I am not feeling right.
I haven't been feeling right for nearly two weeks.
I missed a day with my brother and his family because of this.
I think I should set up an appointment with the brain doctor, but I'm afraid that he will change my medication which will force me to see him once a week and will also make me miss visiting my brother and his family near the end of September.
The trip is an hour or more, depending on traffic, each way and is about 100 miles there and back again.
Add to that an hour, about, of me trying to find new ways to say the same things I've been saying for the past eight months.
I wish there were a brain doctor with 20 miles who took my insurance.
I've been screwing up at work.
Not big things, but minor ones that may one day add up.
Mostly I transpose numbers and write things like 286 rather than 268.
Once, that I know of, I forgot to change/correct a phone number and left it alone when I realized my mistake.
Piles are growing on my desk.
They are sort of organized piles, but they look awful.
I think I scare my dad.
He seems more off-put by me than he used to be.
While he was here, my brother spent time explaining what depression is like to my dad.
My dad has a very hard time understanding what something is like unless he's experienced it and he hasn't experienced anything like this.
My mom says she's had bouts of depression, but she had kids, a family, and couldn't give in.
The thing is when she was my age, I was 16.
My brothers weren't much younger.
I don't know, but I don't think that she had extended periods lasting weeks, months, years.
Recently, I've read a lot about how depression needs to be talked about more.
So people understand it better.
That way it won't have as much of a stigma.
I'm not sure, though.
The whole Robin Williams thing has brought depression/suicidal ideation more to the public discussion, but how long will that last?
Especially when people keep on believing that someone like Mr. Williams had nothing to be depressed about, let alone kill himself.
Thinking like that makes it very hard to discuss either.
By that thinking, I have nothing to be depressed about.
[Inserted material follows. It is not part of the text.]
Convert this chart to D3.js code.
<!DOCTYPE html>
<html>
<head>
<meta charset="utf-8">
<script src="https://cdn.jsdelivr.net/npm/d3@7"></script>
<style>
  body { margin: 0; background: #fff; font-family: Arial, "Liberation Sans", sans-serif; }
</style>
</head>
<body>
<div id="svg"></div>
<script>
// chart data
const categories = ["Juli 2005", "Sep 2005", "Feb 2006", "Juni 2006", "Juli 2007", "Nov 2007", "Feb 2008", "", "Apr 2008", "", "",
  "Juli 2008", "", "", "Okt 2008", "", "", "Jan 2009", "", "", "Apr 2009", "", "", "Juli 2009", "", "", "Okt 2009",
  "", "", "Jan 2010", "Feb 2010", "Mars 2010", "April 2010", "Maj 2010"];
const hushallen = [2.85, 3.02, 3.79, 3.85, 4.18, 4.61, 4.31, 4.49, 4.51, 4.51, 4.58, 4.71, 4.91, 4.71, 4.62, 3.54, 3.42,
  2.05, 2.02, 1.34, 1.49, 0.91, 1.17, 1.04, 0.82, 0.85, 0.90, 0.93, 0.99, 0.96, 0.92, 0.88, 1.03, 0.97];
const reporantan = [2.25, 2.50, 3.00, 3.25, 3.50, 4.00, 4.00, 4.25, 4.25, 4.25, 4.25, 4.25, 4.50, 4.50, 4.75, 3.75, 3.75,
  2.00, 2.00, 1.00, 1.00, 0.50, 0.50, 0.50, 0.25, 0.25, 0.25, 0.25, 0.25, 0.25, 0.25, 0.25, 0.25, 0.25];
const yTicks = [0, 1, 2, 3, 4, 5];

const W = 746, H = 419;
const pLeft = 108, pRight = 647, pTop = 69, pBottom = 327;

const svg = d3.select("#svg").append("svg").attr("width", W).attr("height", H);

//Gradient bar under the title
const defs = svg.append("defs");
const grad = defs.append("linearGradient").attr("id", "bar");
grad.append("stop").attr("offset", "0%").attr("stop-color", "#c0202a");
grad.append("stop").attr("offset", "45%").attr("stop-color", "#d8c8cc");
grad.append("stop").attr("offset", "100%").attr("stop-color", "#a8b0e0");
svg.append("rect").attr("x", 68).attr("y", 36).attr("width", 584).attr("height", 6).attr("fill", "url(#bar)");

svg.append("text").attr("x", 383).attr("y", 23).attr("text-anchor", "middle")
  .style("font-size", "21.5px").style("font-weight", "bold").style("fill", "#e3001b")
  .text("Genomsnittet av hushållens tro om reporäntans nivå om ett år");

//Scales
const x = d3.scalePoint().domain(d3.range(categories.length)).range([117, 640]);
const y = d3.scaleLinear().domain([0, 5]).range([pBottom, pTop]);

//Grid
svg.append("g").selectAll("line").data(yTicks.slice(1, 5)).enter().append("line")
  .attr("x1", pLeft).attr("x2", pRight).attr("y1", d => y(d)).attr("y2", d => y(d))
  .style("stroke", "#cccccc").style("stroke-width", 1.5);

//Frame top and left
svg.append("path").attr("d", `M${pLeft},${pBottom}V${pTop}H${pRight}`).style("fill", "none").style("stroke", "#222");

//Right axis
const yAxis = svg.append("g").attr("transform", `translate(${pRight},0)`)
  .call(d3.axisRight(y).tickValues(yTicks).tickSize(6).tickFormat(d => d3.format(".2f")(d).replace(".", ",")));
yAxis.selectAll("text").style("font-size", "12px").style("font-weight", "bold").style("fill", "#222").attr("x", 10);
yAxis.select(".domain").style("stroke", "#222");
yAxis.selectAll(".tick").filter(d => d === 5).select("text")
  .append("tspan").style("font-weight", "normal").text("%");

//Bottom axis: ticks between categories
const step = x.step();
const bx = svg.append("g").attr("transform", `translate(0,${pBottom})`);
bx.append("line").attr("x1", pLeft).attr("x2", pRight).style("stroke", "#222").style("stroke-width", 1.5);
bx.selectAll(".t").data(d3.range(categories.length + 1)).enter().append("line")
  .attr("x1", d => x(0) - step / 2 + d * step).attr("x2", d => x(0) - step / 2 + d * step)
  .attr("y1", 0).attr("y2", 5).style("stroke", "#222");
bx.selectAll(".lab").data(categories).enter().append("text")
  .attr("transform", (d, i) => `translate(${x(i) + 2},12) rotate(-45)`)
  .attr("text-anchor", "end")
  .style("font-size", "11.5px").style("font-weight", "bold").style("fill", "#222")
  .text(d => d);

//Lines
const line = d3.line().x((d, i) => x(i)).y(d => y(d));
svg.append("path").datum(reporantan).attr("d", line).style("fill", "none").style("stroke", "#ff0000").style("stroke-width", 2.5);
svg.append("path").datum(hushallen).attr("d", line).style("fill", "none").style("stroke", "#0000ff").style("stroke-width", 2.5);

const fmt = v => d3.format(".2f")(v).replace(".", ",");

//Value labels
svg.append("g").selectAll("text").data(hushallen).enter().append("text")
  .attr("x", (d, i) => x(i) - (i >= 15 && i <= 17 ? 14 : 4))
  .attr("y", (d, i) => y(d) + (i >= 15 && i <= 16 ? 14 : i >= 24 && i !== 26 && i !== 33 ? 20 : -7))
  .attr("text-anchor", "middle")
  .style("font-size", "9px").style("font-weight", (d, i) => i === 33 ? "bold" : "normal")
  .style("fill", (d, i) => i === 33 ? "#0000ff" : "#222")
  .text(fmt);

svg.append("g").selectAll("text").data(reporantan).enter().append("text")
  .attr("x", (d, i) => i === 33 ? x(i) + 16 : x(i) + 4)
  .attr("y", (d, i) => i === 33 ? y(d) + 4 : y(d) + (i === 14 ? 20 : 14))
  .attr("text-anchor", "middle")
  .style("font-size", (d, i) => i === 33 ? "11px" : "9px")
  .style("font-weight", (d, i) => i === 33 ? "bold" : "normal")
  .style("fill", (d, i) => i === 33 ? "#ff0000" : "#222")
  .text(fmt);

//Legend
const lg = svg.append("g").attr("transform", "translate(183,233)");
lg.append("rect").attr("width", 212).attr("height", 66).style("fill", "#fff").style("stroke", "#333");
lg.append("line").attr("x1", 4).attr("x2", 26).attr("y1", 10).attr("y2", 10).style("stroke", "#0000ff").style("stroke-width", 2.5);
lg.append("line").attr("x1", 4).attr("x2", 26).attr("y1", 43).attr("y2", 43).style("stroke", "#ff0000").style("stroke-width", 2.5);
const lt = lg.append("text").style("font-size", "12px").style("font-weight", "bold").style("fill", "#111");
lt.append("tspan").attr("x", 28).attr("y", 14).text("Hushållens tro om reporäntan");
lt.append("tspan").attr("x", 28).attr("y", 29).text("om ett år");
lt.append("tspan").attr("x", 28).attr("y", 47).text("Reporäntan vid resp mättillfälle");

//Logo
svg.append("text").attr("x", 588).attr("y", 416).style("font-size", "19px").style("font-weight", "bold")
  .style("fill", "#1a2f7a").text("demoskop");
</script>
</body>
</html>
I'm the privileged, white male 25- to 39-years old.
I grew up in a safe place and live in a safe place.
I have two parents who, although there were some severe bumps, have stayed fairly happily married.
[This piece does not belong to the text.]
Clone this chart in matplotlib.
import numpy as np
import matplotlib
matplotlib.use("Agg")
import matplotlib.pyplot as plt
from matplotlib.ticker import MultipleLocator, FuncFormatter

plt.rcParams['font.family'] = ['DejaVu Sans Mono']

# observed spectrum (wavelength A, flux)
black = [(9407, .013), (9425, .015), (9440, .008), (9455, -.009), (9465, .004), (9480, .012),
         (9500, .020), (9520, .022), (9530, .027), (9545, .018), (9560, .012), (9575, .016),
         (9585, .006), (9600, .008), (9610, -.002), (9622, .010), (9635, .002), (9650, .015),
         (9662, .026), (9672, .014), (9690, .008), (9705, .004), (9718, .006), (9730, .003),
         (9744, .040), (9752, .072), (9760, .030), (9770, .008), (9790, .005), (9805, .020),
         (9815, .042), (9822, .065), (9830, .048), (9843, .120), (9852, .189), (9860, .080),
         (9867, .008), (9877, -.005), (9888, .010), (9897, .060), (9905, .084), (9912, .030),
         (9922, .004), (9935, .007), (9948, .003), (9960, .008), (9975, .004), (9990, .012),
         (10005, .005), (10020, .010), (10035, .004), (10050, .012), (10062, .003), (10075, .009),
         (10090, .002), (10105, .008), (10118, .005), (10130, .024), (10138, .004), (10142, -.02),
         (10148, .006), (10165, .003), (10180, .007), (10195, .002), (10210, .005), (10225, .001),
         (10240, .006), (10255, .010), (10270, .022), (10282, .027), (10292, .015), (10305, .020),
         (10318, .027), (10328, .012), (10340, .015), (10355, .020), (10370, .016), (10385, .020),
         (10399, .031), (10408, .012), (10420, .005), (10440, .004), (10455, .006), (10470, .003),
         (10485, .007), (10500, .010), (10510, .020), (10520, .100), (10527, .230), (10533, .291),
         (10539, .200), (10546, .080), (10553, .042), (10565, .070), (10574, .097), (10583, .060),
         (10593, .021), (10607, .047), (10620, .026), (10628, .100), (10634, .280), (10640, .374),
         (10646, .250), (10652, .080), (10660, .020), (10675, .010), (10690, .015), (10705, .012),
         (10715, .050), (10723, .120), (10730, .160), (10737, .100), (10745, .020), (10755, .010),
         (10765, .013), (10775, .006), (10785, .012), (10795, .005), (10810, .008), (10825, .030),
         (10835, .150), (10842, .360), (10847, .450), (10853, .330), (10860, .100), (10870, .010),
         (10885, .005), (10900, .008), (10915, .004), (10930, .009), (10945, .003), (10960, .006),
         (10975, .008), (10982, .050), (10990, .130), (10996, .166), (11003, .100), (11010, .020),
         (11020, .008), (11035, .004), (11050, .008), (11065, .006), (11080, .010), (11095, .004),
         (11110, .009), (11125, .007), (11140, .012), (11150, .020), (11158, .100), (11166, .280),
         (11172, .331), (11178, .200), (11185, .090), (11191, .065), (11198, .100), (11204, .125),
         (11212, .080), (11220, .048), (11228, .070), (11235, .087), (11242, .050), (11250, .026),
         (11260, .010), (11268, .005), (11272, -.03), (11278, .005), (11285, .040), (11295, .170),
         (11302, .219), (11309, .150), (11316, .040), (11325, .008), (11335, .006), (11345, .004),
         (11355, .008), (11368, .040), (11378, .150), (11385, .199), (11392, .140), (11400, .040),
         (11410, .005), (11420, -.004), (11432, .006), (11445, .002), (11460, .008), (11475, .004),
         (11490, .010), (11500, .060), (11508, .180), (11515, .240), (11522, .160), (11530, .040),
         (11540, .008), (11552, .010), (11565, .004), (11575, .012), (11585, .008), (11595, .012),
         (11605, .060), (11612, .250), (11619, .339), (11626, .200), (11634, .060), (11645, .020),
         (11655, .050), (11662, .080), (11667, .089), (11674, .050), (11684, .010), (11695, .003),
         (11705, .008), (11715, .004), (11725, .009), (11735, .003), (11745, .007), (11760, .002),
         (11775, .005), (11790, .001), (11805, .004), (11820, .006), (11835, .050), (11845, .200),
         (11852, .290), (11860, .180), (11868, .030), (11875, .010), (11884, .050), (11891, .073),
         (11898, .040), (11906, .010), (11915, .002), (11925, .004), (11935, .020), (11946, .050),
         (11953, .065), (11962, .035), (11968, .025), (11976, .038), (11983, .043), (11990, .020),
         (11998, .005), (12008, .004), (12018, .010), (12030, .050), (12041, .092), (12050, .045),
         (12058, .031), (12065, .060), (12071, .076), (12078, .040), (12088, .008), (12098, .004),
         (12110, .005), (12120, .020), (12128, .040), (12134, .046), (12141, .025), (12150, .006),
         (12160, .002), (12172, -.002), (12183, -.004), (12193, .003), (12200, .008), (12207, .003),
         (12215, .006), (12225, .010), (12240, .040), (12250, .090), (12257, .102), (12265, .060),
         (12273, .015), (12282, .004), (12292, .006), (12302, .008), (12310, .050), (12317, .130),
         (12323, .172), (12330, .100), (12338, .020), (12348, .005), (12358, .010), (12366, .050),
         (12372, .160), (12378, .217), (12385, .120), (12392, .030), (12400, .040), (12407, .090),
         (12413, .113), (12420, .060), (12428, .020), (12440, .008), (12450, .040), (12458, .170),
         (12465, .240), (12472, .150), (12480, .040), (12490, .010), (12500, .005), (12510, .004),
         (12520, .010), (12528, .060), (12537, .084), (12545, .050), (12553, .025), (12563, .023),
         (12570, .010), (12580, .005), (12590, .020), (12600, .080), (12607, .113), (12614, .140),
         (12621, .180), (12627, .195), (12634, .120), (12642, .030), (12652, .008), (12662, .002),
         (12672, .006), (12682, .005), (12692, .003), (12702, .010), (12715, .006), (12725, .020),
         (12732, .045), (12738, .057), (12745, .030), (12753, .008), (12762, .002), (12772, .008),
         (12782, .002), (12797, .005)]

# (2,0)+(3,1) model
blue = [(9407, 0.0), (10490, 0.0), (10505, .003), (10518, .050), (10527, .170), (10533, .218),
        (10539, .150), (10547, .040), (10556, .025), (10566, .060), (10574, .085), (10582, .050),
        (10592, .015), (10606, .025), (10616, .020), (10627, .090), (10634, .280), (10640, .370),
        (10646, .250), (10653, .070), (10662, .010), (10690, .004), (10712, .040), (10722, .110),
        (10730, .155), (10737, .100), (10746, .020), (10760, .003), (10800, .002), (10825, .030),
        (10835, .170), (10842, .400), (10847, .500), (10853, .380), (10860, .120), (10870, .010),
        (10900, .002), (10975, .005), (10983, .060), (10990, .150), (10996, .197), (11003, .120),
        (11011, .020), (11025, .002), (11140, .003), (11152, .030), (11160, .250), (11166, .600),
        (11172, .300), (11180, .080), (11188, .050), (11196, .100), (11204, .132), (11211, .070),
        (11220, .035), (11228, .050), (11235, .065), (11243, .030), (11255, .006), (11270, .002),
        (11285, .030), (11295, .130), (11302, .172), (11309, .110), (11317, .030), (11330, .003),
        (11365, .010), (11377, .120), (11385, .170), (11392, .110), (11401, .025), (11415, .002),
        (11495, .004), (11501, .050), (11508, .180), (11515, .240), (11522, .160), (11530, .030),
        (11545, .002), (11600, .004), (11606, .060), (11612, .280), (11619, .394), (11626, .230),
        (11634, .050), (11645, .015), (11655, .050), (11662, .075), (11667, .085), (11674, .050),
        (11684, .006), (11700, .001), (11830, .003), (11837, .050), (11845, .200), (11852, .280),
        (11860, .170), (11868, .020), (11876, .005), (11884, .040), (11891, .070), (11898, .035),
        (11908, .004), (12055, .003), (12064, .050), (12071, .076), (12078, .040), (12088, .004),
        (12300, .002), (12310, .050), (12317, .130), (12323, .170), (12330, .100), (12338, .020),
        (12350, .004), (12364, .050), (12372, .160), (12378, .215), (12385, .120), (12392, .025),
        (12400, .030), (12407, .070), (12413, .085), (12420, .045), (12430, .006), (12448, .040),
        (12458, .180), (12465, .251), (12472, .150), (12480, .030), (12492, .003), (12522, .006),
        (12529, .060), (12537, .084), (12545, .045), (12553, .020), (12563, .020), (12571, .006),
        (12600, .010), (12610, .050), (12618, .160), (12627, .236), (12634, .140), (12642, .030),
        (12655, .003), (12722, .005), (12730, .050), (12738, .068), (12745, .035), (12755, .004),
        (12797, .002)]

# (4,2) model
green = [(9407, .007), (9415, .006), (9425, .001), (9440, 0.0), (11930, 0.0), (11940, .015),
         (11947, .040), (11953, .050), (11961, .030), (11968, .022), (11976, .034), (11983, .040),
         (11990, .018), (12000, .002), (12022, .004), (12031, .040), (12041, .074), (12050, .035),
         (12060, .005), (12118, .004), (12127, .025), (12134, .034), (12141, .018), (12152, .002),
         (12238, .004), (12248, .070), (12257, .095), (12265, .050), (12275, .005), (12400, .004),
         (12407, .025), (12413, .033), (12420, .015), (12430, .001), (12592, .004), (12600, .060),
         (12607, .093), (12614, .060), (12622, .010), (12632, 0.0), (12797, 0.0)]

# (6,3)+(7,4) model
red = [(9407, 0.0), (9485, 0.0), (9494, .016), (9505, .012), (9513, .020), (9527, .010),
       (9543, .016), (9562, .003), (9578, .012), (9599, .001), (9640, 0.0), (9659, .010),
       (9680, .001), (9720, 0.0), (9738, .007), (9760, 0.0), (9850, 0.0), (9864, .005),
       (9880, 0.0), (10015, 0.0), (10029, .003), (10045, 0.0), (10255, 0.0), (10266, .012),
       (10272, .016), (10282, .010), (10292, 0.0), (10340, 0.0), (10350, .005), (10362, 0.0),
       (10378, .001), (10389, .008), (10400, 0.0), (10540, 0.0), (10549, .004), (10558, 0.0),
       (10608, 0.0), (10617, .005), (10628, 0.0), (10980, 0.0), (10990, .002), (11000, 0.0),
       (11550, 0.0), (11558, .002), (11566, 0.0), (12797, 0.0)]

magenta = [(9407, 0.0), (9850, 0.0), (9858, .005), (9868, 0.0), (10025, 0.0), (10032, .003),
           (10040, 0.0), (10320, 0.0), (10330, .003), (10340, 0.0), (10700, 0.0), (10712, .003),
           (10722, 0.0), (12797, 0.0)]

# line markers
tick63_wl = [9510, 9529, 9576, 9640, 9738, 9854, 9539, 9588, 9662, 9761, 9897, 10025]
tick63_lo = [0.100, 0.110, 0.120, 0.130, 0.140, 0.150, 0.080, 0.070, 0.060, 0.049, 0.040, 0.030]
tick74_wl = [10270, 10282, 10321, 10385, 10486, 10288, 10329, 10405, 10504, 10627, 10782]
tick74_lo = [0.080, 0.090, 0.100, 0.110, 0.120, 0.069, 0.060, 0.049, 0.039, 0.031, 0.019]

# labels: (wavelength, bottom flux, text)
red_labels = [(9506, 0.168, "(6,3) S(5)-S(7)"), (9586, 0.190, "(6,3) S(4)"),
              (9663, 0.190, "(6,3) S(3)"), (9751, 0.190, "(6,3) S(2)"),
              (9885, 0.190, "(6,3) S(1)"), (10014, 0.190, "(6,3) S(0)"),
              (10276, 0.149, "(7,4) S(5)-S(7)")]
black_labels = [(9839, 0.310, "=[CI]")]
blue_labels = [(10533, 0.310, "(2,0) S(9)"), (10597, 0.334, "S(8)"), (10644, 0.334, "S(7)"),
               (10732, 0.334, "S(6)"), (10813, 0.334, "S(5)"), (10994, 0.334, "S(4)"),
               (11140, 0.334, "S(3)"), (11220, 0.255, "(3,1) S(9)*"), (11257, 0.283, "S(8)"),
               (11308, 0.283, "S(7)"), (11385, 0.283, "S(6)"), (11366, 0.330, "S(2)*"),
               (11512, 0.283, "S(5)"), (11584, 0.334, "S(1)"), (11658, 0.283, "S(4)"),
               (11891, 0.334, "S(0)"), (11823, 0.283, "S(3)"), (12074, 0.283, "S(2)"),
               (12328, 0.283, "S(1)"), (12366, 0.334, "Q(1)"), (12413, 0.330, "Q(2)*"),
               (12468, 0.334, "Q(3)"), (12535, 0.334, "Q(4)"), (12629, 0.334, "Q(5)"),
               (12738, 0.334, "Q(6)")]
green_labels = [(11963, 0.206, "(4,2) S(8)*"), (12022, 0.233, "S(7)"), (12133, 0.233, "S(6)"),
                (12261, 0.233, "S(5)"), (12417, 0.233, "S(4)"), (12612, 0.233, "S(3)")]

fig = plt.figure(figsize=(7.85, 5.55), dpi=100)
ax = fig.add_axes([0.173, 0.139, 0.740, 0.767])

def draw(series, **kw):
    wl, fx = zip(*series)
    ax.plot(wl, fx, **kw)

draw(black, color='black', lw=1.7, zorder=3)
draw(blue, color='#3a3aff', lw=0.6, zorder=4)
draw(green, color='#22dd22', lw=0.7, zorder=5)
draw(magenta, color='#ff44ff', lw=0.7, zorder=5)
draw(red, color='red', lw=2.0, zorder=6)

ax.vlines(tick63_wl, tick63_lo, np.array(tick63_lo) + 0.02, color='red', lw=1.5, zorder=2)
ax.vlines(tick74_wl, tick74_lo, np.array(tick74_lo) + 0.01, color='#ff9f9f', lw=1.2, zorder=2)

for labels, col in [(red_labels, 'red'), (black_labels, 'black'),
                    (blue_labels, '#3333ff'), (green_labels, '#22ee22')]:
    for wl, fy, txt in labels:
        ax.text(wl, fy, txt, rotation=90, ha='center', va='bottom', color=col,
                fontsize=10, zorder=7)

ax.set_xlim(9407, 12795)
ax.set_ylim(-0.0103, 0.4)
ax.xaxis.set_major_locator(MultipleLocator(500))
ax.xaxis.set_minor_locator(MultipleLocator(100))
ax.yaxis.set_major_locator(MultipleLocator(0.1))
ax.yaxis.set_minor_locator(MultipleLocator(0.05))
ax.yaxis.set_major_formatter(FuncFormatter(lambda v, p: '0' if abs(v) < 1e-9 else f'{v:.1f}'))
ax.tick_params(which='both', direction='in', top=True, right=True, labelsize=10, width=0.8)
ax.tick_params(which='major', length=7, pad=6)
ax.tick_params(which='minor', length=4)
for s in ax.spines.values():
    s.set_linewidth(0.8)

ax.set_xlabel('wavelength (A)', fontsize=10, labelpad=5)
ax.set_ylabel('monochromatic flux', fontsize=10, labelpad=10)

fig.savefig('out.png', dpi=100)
I work in a job that I don't hate for a boss that I like and respect.
I make enough money that I'm not living pay check to pay check and can spend a little extra on a trip or useless pop-culture things without having to worry.
I'm content being by myself because I rarely feel lonely.
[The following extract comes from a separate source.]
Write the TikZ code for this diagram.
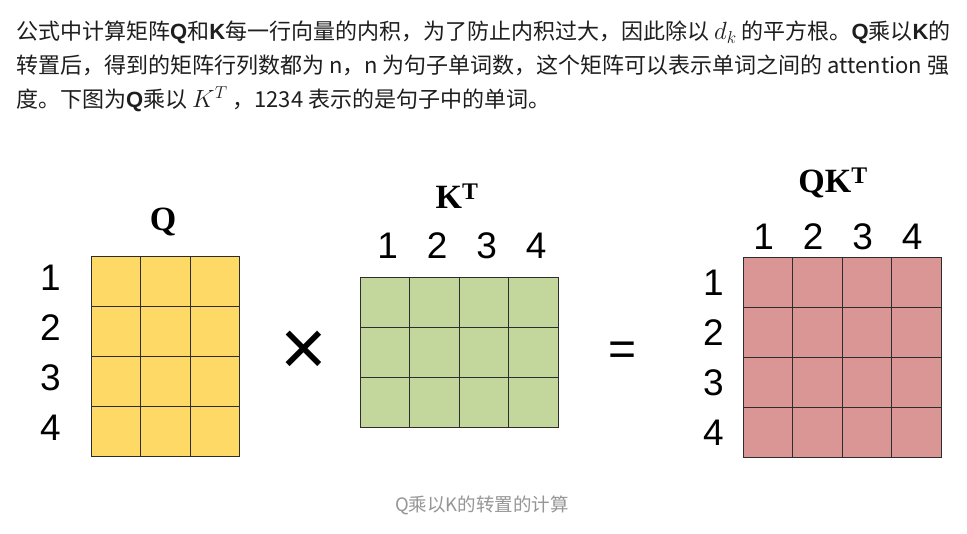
\documentclass[tikz,border=0pt]{standalone}
\usepackage{fontspec}
\setmainfont{Noto Sans CJK SC}
\newfontfamily\arialf{Liberation Sans}
\newfontfamily\timesf{Liberation Serif}
\usetikzlibrary{positioning}
\definecolor{qYel}{RGB}{255,217,102}
\definecolor{kGrn}{RGB}{195,214,155}
\definecolor{sRed}{RGB}{217,150,148}
\definecolor{gridline}{RGB}{45,45,45}
\definecolor{bodytext}{RGB}{30,30,30}
\definecolor{captext}{RGB}{150,150,150}
\newcommand{\bl}[1]{{\arialf\bfseries #1}}

\begin{document}
\begin{tikzpicture}[x=1pt, y=-1pt,
  cell/.style={draw=gridline, line width=0.9pt, minimum width=49.5pt, minimum height=50pt, inner sep=0pt, outer sep=0pt},
  idx/.style={font=\arialf\fontsize{37}{37}\selectfont, inner sep=0pt},
  mname/.style={font=\timesf\bfseries\fontsize{34}{34}\selectfont, inner sep=0pt},
  para/.style={anchor=base west, inner sep=0pt, text=bodytext, font=\fontsize{22}{26}\selectfont}
]
  \useasboundingbox[fill=white] (0,0) rectangle (967,534);

  \node[para] (line1) at (16,40) {公式中计算矩阵\bl{Q}和\bl{K}每一行向量的内积，为了防止内积过大，因此除以 {\fontsize{26}{26}\selectfont$d_k$} 的平方根。\bl{Q}乘以\bl{K}的};
  \node[para] (line2) at (16,74) {转置后，得到的矩阵行列数都为 n，n 为句子单词数，这个矩阵可以表示单词之间的 attention 强};
  \node[para] (line3) at (16,108) {度。下图为\bl{Q}乘以 {\fontsize{27}{27}\selectfont$K^T$} ，1234 表示的是句子中的单词。};

  \foreach \r in {1,...,4}
    \foreach \c in {1,2,3}
      \node[cell, fill=qYel] (q-\r-\c) at ({91+49.5*(\c-0.5)}, {256+50*(\r-0.5)}) {};
  \foreach \r in {1,2,3}
    \foreach \c in {1,...,4}
      \node[cell, fill=kGrn] (k-\r-\c) at ({360+49.5*(\c-0.5)}, {277+50*(\r-0.5)}) {};
  \foreach \r in {1,...,4}
    \foreach \c in {1,...,4}
      \node[cell, fill=sRed] (s-\r-\c) at ({743+49.5*(\c-0.5)}, {257+50*(\r-0.5)}) {};

  \foreach \i in {1,...,4} {
    \node[idx, left=30pt of q-\i-1, yshift=3pt] (qrow\i) {\i};
    \node[idx, above=18pt of k-1-\i, xshift=3pt] (kcol\i) {\i};
    \node[idx, above=7pt of s-1-\i, xshift=-4pt] (scol\i) {\i};
    \node[idx, left=19pt of s-\i-1, yshift=-1pt] (srow\i) {\i};
  }

  \node[mname] (qname) at (163,222) {Q};
  \node[mname] (kname) at (457,196) {K\textsuperscript{T}};
  \node[mname] (sname) at (833,183) {QK\textsuperscript{T}};

  \node[font=\arialf\fontsize{80}{80}\selectfont, inner sep=0pt] (times) at (304,353) {×};
  \node[font=\arialf\fontsize{48}{48}\selectfont, inner sep=0pt] (equals) at (623,354) {=};

  \node[text=captext, font=\fontsize{18.5}{22}\selectfont] (caption) at (482,505) {Q乘以K的转置的计算};
\end{tikzpicture}
\end{document}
I have a car that runs and more than enough to eat.
Yet I know how Mr. Williams felt and understand why.
I read a post by some British guy that pointed out how silly it is to ask what Mr. Williams had to be depressed about.
If he were hit by a car would you ask what he did to get hit by a car?
If he died of cancer would you ask what he ate to get cancer?
Probably not.
Even worse has been reading about how Mr. Williams was selfish or a coward or an attention seeker.
We don't really think in those terms.
Selfish implies that something is taken from the people remaining so that the person leaving can gain.
There is unlikely anything to be gained; most of the people who claim to know what happens next believe the Mr. Williams will be punished while those who don't believe expect there to be nothing.
The attention seeker thing comes from people who are always surprised that a person could do this.
These people who are surprised by suicide will be shocked no matter how the act is done -- even when done quietly and privately like Mr. Williams -- because they cannot, or refuse to, believe that a person can give up on the ultimate gift.
Life.
As for the coward, that's much harder.
If you believe, as I do, that bravery is doing what you are scared to do, then maybe they are cowards.
The problem is that we can't know what is/was in a person's head.
We can't.
Can any of us say that to live with chronic pain is brave?
Maybe it's not fair to compare depression with chronic pain.
I don't have chronic pain, but major (clinical) depression doesn't go away.
If you're lucky, sometimes it's less worse, but it's never great and there are no cortisone or steroid shots for depression.
What you choose to do about depression is a choice.
Mr. Williams choose to get help, go to rehab, talk with his family, and then choose to never talk again.
Some people choose to focus on waking up tomorrow and then waking up the next tomorrow and the next.
I choose to believe that there are a few people I would hurt and choose not to hurt them.
I choose to get up and go to work even though I wake up every morning and I don't want to go to work or even climb out of bed.
I choose to hold to the few commitments I have in the future.